Why Your Pitches Don't Stick

Why Your Pitches Don't Stick

Remember „Chinese Whisper“ or „Telephone“ from your childhood? They might have more to do with your next Pitch than you think.

The game is always the same. 

A group stands in line, and the first person comes up with a message. They whisper it into the ear of the second person. The second player repeats the sentence to the third person and so on.

The result and fun are also the same:

The message that comes out at the end is always very different from the message delivered at the start.

A pig turned into a wig, and a frog, all of a sudden, became a dog.

You play Telephone all the time

The days of playing Telephone are long gone, but what if I told you that you still play it almost every day.

Every time you share a pitch, a story, or an idea with someone, it doesn’t stop there. They’ll most likely share it with someone else. And they’ll tell it a third person and so on.

The only difference:

In business, when the wrong message reaches the final decision maker, it might not be a fun moment in a game. It might be the end of your project.
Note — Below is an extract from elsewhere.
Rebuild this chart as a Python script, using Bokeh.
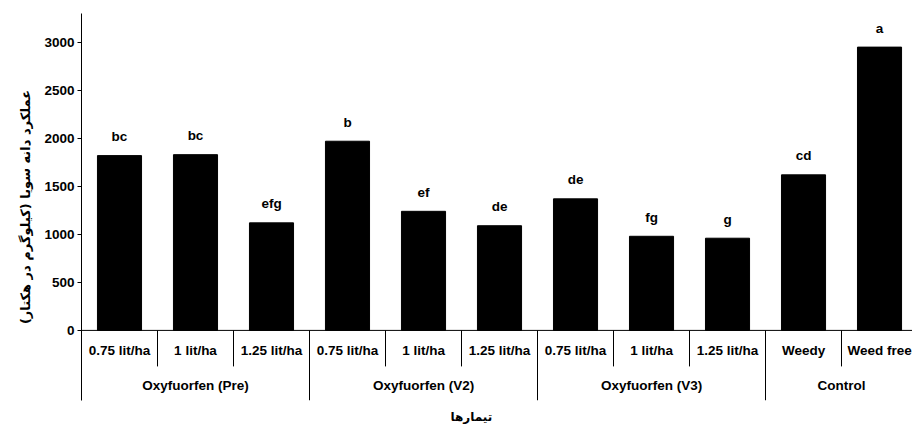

Every Pitch is a New Round of Telephone

Barely we are lucky that the person we meet at an event is the final decision-maker. The customer we present our product to or the audience member we have in front of us are usually someone else.

Instead, the complete opposite is the case:

Your most crucial pitches happen without you in the room!
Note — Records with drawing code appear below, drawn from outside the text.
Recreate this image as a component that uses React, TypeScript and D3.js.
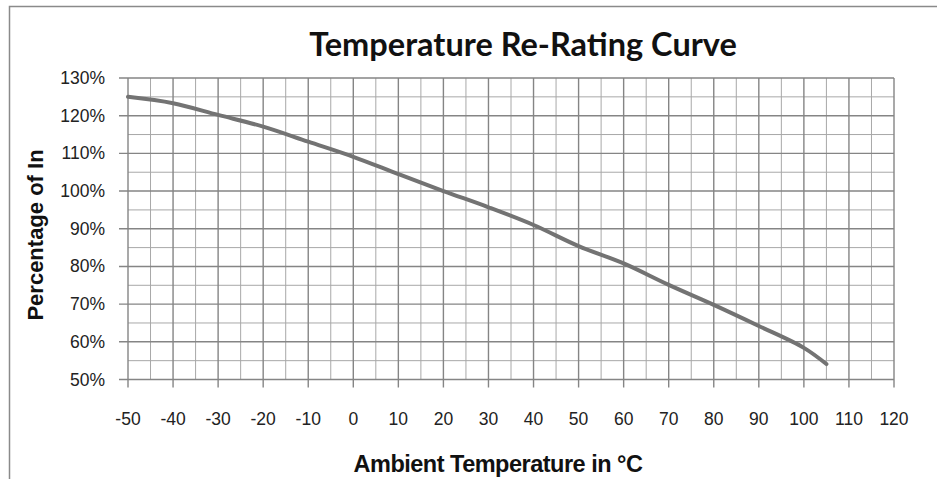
import React, { useEffect, useRef } from 'react';
import * as d3 from 'd3';

const temps = [-50, -40, -30, -20, -10, 0, 10, 20, 30, 40, 50, 60, 70, 80, 90, 100, 105];
const ratings = [125, 123.3, 120.2, 117.1, 113.1, 109.1, 104.5, 100, 95.7, 91, 85.4, 80.8, 75.1, 69.8, 64.2, 58.4, 54.1];

const xTicks = [-50, -40, -30, -20, -10, 0, 10, 20, 30, 40, 50, 60, 70, 80, 90, 100, 110, 120];
const yTicks = [50, 60, 70, 80, 90, 100, 110, 120, 130];

const W = 937;
const H = 479;

const App = () => {
  const svgRef = useRef<SVGSVGElement>(null);

  useEffect(() => {
    const svg = d3.select(svgRef.current);
    svg.selectAll('*').remove();

    const x = d3.scaleLinear().domain([-50, 120]).range([128, 894]);
    const y = d3.scaleLinear().domain([50, 130]).range([379.5, 78]);

    svg.append('rect').attr('width', W).attr('height', H).attr('fill', '#fff');

    // outer chart frame (cropped on right / bottom)
    svg.append('path')
      .attr('d', `M9.5,${H + 2}V6.5H${W + 2}`)
      .attr('fill', 'none')
      .attr('stroke', '#8a8a8a')
      .attr('stroke-width', 1.5);

    // Title
    svg.append('text')
      .attr('x', 523)
      .attr('y', 56)
      .attr('text-anchor', 'middle')
      .style('font-family', 'Lato, "Open Sans", sans-serif')
      .style('font-weight', 'bold')
      .style('font-size', '32.5px')
      .attr('fill', '#111')
      .text('Temperature Re-Rating Curve');

    // Grid: minor every 5, major every 10
    const g = svg.append('g');
    const minorX = d3.range(-45, 120, 10);
    const minorY = d3.range(55, 130, 10);
    g.selectAll('.vmin').data(minorX).enter().append('line')
      .attr('x1', d => x(d)).attr('x2', d => x(d))
      .attr('y1', y(130)).attr('y2', y(50))
      .attr('stroke', '#a8a8a8').attr('stroke-width', 1);
    g.selectAll('.hmin').data(minorY).enter().append('line')
      .attr('x1', x(-50)).attr('x2', x(120))
      .attr('y1', d => y(d)).attr('y2', d => y(d))
      .attr('stroke', '#a8a8a8').attr('stroke-width', 1);
    g.selectAll('.vmaj').data(xTicks).enter().append('line')
      .attr('x1', d => x(d)).attr('x2', d => x(d))
      .attr('y1', y(130)).attr('y2', y(50) + 8)
      .attr('stroke', '#858585').attr('stroke-width', 1.4);
    g.selectAll('.hmaj').data(yTicks).enter().append('line')
      .attr('x1', x(-50) - 9).attr('x2', x(120))
      .attr('y1', d => y(d)).attr('y2', d => y(d))
      .attr('stroke', '#858585').attr('stroke-width', 1.4);

    // Y tick labels
    svg.selectAll('.ylab').data(yTicks).enter().append('text')
      .attr('x', 105)
      .attr('y', d => y(d) + 6)
      .attr('text-anchor', 'end')
      .style('font-family', '"Liberation Sans", Arial, sans-serif')
      .style('font-size', '17.5px')
      .attr('fill', '#222')
      .text(d => `${d}%`);

    // X tick labels
    svg.selectAll('.xlab').data(xTicks).enter().append('text')
      .attr('x', d => x(d))
      .attr('y', 425)
      .attr('text-anchor', 'middle')
      .style('font-family', '"Liberation Sans", Arial, sans-serif')
      .style('font-size', '17.5px')
      .attr('fill', '#222')
      .text(d => d);

    // Axis titles
    svg.append('text')
      .attr('x', 498)
      .attr('y', 472)
      .attr('text-anchor', 'middle')
      .style('font-family', '"Liberation Sans", Arial, sans-serif')
      .style('font-weight', 'bold')
      .style('font-size', '23.5px')
      .style('letter-spacing', '-0.5px')
      .attr('fill', '#111')
      .text('Ambient Temperature in °C');

    svg.append('text')
      .attr('transform', 'translate(43,235) rotate(-90)')
      .attr('text-anchor', 'middle')
      .style('font-family', '"Liberation Sans", Arial, sans-serif')
      .style('font-weight', 'bold')
      .style('font-size', '22px')
      .attr('fill', '#111')
      .text('Percentage of In');

    // Curve (smoothed like the spreadsheet line)
    const line = d3.line<number>()
      .x((_, i) => x(temps[i]))
      .y(d => y(d))
      .curve(d3.curveCatmullRom.alpha(0.5));
    svg.append('path')
      .datum(ratings)
      .attr('d', line)
      .attr('fill', 'none')
      .attr('stroke', '#737373')
      .attr('stroke-width', 4)
      .attr('stroke-linecap', 'round');
  }, []);

  return (
    <svg
      ref={svgRef}
      width={W}
      height={H}
      style={{ position: 'absolute', left: 0, top: 0, display: 'block' }}
    />
  );
};

export default App;
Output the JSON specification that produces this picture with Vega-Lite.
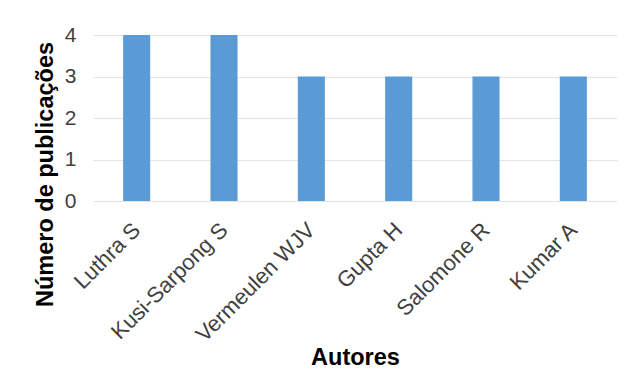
{
  "$schema": "https://vega.github.io/schema/vega-lite/v6.json",
  "width": 524,
  "height": 166,
  "autosize": "none",
  "padding": {"left": 93, "top": 35, "right": 10, "bottom": 184},
  "background": "white",
  "config": {
    "view": {"stroke": null},
    "font": "Liberation Sans"
  },
  "data": {
    "values": [
      {"autor": "Luthra S", "n": 4},
      {"autor": "Kusi-Sarpong S", "n": 4},
      {"autor": "Vermeulen WJV", "n": 3},
      {"autor": "Gupta H", "n": 3},
      {"autor": "Salomone R", "n": 3},
      {"autor": "Kumar A", "n": 3}
    ]
  },
  "mark": {"type": "bar", "color": "#5b9bd5"},
  "encoding": {
    "x": {
      "field": "autor",
      "type": "nominal",
      "sort": null,
      "scale": {"paddingInner": 0.69, "paddingOuter": 0.345},
      "axis": {
        "title": "Autores",
        "labelAngle": -45,
        "labelFontSize": 22,
        "labelColor": "#404040",
        "labelPadding": 18,
        "labelOffset": -7,
        "labelBaseline": "top",
        "labelAlign": "right",
        "domain": false,
        "ticks": false,
        "titleFontSize": 23.5,
        "titleFontWeight": "bold",
        "titleColor": "#000000",
        "titleY": 156,
        "titleBaseline": "middle"
      }
    },
    "y": {
      "field": "n",
      "type": "quantitative",
      "scale": {"domain": [0, 4]},
      "axis": {
        "title": "Número de publicações",
        "values": [0, 1, 2, 3, 4],
        "labelFontSize": 21,
        "labelColor": "#404040",
        "labelPadding": 17,
        "domain": false,
        "ticks": false,
        "gridColor": "#e3e3e3",
        "titleFontSize": 23.5,
        "titleFontWeight": "bold",
        "titleColor": "#000000",
        "titleX": -48,
        "titleY": 139,
        "titleAlign": "center",
        "titleBaseline": "middle",
        "titleAngle": -90
      }
    }
  }
}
When they have met you, they’ll afterward tell their boss about your idea and why it makes sense. In that crucial moment, you are not present to defend or support yourself.

That is the real meeting that matters. At this moment, the final choice is made whether your project will continue or stop before it even began.

You can’t follow the people into their office to solve that problem. But you can keep some tips in mind to play the next round of Telephone in your favor.

How to Win at Business Telephone

In every Pitch, in every introduction and in every product presentation, you should consider those rules. They make sure that your message makes it through the line:

  1. Use simple language and avoid any industry jargon. The more complex your lines and words are, the less likely it is that they’ll survive the game without change.
  2. Share your message through stories instead of just a list of facts. We remember stories much better, and a list of events is always easier to repeat than some random buzzwords.
  3. Test your message early on with people who don’t know you and your project well. Strangers will be in your audience, so you might as well start working with them right away.

All it takes is some practice and extra effort to get it right. No one is obligated to understand you right, but at least you can make sure to say the right things.

Become a Professional Player

Now that you are aware of the problem, the chance is high that you’ll be able to solve it for your next game.

If you ever feel that you need some extra help to turn your idea into a memorable story, consider a Pitch Training or a coach in your area.

The wrong message delivered is just as bad as nothing said in the end.

Make sure that your message is delivered right.

Go and win your next round of telephone!